start GIVEN INFORMATION

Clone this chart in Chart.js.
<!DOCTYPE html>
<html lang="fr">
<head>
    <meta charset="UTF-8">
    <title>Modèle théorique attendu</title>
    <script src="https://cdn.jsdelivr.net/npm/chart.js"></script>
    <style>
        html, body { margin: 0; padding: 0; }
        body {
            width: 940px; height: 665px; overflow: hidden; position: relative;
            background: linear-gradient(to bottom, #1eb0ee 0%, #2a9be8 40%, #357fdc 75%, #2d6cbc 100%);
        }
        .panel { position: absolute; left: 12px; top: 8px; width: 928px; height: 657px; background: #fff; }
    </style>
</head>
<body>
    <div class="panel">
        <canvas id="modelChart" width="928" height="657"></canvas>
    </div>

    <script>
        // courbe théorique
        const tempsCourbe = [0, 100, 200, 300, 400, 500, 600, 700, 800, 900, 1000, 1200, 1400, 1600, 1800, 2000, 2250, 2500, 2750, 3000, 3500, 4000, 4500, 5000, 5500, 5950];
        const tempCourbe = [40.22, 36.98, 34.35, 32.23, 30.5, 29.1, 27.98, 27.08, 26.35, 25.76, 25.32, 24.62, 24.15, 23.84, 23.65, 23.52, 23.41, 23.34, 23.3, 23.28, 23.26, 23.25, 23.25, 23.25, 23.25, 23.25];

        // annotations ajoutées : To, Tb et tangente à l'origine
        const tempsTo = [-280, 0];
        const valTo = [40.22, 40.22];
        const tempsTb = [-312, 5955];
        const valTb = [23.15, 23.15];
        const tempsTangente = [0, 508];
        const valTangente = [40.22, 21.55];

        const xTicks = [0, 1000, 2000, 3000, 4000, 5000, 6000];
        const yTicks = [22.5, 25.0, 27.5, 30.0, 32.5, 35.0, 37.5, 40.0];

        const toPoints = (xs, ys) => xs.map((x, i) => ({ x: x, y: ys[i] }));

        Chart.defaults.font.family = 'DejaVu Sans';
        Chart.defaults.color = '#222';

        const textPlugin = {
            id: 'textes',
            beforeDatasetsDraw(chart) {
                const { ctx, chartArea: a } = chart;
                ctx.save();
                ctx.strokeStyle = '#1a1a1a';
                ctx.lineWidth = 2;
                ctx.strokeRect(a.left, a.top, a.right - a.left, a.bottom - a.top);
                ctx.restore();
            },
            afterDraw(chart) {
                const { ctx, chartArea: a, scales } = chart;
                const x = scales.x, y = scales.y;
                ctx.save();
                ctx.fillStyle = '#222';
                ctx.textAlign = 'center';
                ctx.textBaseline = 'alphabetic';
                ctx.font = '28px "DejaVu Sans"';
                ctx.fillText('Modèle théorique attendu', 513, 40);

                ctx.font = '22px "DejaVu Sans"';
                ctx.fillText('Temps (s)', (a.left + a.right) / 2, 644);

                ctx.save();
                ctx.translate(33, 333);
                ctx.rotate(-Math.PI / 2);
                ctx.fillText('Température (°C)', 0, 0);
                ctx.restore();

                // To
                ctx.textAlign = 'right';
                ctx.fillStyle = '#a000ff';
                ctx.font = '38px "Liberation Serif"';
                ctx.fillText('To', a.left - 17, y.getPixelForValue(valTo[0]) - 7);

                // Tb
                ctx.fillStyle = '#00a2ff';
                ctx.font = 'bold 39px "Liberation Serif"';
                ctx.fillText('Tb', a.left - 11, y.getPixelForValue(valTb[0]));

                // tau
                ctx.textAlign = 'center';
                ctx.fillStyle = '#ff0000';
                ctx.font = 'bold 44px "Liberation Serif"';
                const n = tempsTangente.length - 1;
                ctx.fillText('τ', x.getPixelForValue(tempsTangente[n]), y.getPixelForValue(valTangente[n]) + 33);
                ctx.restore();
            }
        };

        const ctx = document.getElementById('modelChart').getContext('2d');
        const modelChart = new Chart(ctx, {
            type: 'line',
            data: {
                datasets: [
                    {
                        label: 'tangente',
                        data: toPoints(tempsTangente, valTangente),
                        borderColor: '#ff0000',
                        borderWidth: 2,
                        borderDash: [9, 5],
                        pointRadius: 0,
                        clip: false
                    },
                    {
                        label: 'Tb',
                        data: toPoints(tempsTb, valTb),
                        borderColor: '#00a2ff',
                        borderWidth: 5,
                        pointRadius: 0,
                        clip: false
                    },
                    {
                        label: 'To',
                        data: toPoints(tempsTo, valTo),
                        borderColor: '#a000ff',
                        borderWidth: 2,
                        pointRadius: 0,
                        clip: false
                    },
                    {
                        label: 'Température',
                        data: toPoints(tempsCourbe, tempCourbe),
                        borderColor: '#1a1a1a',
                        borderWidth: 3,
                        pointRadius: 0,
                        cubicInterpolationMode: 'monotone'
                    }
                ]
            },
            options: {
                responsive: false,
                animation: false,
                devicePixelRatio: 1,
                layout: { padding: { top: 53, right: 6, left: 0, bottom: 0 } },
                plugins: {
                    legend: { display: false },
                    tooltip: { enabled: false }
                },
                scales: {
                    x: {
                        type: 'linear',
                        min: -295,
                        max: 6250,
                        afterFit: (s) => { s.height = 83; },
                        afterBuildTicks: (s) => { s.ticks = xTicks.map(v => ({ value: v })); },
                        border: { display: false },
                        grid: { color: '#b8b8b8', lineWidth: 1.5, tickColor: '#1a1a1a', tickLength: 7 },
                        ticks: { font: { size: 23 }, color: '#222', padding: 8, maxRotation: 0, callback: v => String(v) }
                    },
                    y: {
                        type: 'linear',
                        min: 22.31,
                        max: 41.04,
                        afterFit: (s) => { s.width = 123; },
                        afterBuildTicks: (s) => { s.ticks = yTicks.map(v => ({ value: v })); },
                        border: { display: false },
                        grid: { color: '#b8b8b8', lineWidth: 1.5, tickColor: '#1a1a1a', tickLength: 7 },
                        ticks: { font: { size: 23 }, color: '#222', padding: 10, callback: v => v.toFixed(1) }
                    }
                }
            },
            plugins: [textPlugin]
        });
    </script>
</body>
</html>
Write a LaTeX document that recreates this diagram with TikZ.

end GIVEN INFORMATION

## CHALLENGE
Reproduce each entry exactly, leaving out nothing.

## REPLY
Clone this chart in Chart.js.
<!DOCTYPE html>
<html lang="fr">
<head>
    <meta charset="UTF-8">
    <title>Modèle théorique attendu</title>
    <script src="https://cdn.jsdelivr.net/npm/chart.js"></script>
    <style>
        html, body { margin: 0; padding: 0; }
        body {
            width: 940px; height: 665px; overflow: hidden; position: relative;
            background: linear-gradient(to bottom, #1eb0ee 0%, #2a9be8 40%, #357fdc 75%, #2d6cbc 100%);
        }
        .panel { position: absolute; left: 12px; top: 8px; width: 928px; height: 657px; background: #fff; }
    </style>
</head>
<body>
    <div class="panel">
        <canvas id="modelChart" width="928" height="657"></canvas>
    </div>

    <script>
        // courbe théorique
        const tempsCourbe = [0, 100, 200, 300, 400, 500, 600, 700, 800, 900, 1000, 1200, 1400, 1600, 1800, 2000, 2250, 2500, 2750, 3000, 3500, 4000, 4500, 5000, 5500, 5950];
        const tempCourbe = [40.22, 36.98, 34.35, 32.23, 30.5, 29.1, 27.98, 27.08, 26.35, 25.76, 25.32, 24.62, 24.15, 23.84, 23.65, 23.52, 23.41, 23.34, 23.3, 23.28, 23.26, 23.25, 23.25, 23.25, 23.25, 23.25];

        // annotations ajoutées : To, Tb et tangente à l'origine
        const tempsTo = [-280, 0];
        const valTo = [40.22, 40.22];
        const tempsTb = [-312, 5955];
        const valTb = [23.15, 23.15];
        const tempsTangente = [0, 508];
        const valTangente = [40.22, 21.55];

        const xTicks = [0, 1000, 2000, 3000, 4000, 5000, 6000];
        const yTicks = [22.5, 25.0, 27.5, 30.0, 32.5, 35.0, 37.5, 40.0];

        const toPoints = (xs, ys) => xs.map((x, i) => ({ x: x, y: ys[i] }));

        Chart.defaults.font.family = 'DejaVu Sans';
        Chart.defaults.color = '#222';

        const textPlugin = {
            id: 'textes',
            beforeDatasetsDraw(chart) {
                const { ctx, chartArea: a } = chart;
                ctx.save();
                ctx.strokeStyle = '#1a1a1a';
                ctx.lineWidth = 2;
                ctx.strokeRect(a.left, a.top, a.right - a.left, a.bottom - a.top);
                ctx.restore();
            },
            afterDraw(chart) {
                const { ctx, chartArea: a, scales } = chart;
                const x = scales.x, y = scales.y;
                ctx.save();
                ctx.fillStyle = '#222';
                ctx.textAlign = 'center';
                ctx.textBaseline = 'alphabetic';
                ctx.font = '28px "DejaVu Sans"';
                ctx.fillText('Modèle théorique attendu', 513, 40);

                ctx.font = '22px "DejaVu Sans"';
                ctx.fillText('Temps (s)', (a.left + a.right) / 2, 644);

                ctx.save();
                ctx.translate(33, 333);
                ctx.rotate(-Math.PI / 2);
                ctx.fillText('Température (°C)', 0, 0);
                ctx.restore();

                // To
                ctx.textAlign = 'right';
                ctx.fillStyle = '#a000ff';
                ctx.font = '38px "Liberation Serif"';
                ctx.fillText('To', a.left - 17, y.getPixelForValue(valTo[0]) - 7);

                // Tb
                ctx.fillStyle = '#00a2ff';
                ctx.font = 'bold 39px "Liberation Serif"';
                ctx.fillText('Tb', a.left - 11, y.getPixelForValue(valTb[0]));

                // tau
                ctx.textAlign = 'center';
                ctx.fillStyle = '#ff0000';
                ctx.font = 'bold 44px "Liberation Serif"';
                const n = tempsTangente.length - 1;
                ctx.fillText('τ', x.getPixelForValue(tempsTangente[n]), y.getPixelForValue(valTangente[n]) + 33);
                ctx.restore();
            }
        };

        const ctx = document.getElementById('modelChart').getContext('2d');
        const modelChart = new Chart(ctx, {
            type: 'line',
            data: {
                datasets: [
                    {
                        label: 'tangente',
                        data: toPoints(tempsTangente, valTangente),
                        borderColor: '#ff0000',
                        borderWidth: 2,
                        borderDash: [9, 5],
                        pointRadius: 0,
                        clip: false
                    },
                    {
                        label: 'Tb',
                        data: toPoints(tempsTb, valTb),
                        borderColor: '#00a2ff',
                        borderWidth: 5,
                        pointRadius: 0,
                        clip: false
                    },
                    {
                        label: 'To',
                        data: toPoints(tempsTo, valTo),
                        borderColor: '#a000ff',
                        borderWidth: 2,
                        pointRadius: 0,
                        clip: false
                    },
                    {
                        label: 'Température',
                        data: toPoints(tempsCourbe, tempCourbe),
                        borderColor: '#1a1a1a',
                        borderWidth: 3,
                        pointRadius: 0,
                        cubicInterpolationMode: 'monotone'
                    }
                ]
            },
            options: {
                responsive: false,
                animation: false,
                devicePixelRatio: 1,
                layout: { padding: { top: 53, right: 6, left: 0, bottom: 0 } },
                plugins: {
                    legend: { display: false },
                    tooltip: { enabled: false }
                },
                scales: {
                    x: {
                        type: 'linear',
                        min: -295,
                        max: 6250,
                        afterFit: (s) => { s.height = 83; },
                        afterBuildTicks: (s) => { s.ticks = xTicks.map(v => ({ value: v })); },
                        border: { display: false },
                        grid: { color: '#b8b8b8', lineWidth: 1.5, tickColor: '#1a1a1a', tickLength: 7 },
                        ticks: { font: { size: 23 }, color: '#222', padding: 8, maxRotation: 0, callback: v => String(v) }
                    },
                    y: {
                        type: 'linear',
                        min: 22.31,
                        max: 41.04,
                        afterFit: (s) => { s.width = 123; },
                        afterBuildTicks: (s) => { s.ticks = yTicks.map(v => ({ value: v })); },
                        border: { display: false },
                        grid: { color: '#b8b8b8', lineWidth: 1.5, tickColor: '#1a1a1a', tickLength: 7 },
                        ticks: { font: { size: 23 }, color: '#222', padding: 10, callback: v => v.toFixed(1) }
                    }
                }
            },
            plugins: [textPlugin]
        });
    </script>
</body>
</html>
Write a LaTeX document that recreates this diagram with TikZ.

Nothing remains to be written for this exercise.